(Set problem) Below are records. Count every line containing the word "would" and give the number alone.

** Begin Data for processing **

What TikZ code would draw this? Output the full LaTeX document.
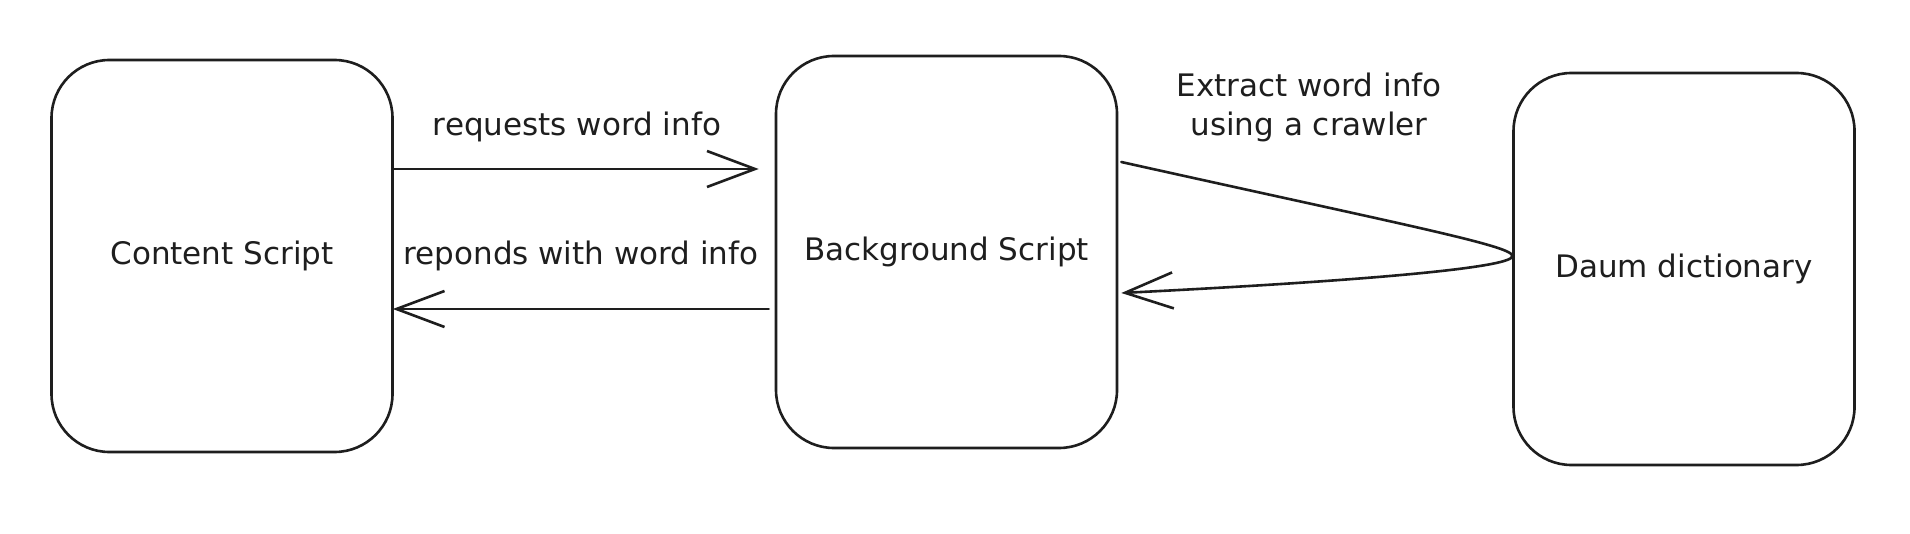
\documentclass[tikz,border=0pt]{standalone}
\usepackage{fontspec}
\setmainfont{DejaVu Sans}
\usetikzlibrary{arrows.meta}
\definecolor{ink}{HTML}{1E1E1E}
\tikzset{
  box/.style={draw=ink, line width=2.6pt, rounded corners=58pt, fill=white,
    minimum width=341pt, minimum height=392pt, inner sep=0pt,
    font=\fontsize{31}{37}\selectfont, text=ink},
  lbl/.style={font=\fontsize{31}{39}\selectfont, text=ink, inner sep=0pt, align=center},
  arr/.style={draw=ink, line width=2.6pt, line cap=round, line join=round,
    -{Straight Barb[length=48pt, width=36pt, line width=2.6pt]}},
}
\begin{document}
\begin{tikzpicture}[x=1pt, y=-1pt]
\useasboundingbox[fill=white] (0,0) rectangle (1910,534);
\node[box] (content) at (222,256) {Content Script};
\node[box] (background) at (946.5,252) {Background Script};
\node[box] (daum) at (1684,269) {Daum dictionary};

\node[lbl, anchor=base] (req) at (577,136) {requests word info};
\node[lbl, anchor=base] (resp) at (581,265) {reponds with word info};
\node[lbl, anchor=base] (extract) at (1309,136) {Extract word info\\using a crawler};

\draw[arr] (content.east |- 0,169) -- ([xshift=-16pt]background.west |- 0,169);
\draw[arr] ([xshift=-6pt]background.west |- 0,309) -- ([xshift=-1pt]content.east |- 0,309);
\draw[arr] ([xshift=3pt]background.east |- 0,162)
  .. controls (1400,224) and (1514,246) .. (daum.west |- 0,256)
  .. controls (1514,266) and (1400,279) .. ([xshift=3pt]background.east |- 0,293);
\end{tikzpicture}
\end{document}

** End Data for processing **
** Begin Data for processing **

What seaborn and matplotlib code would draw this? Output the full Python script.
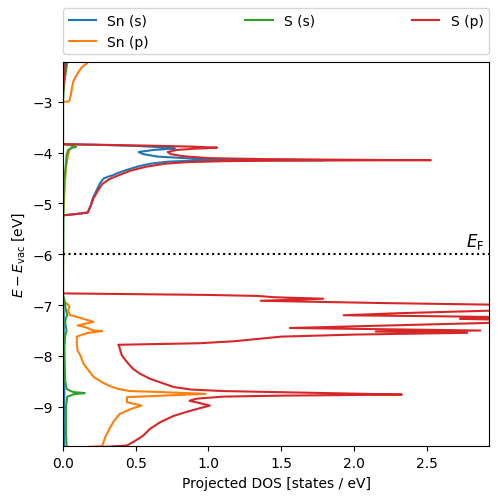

** End Data for processing **

(Written response) 2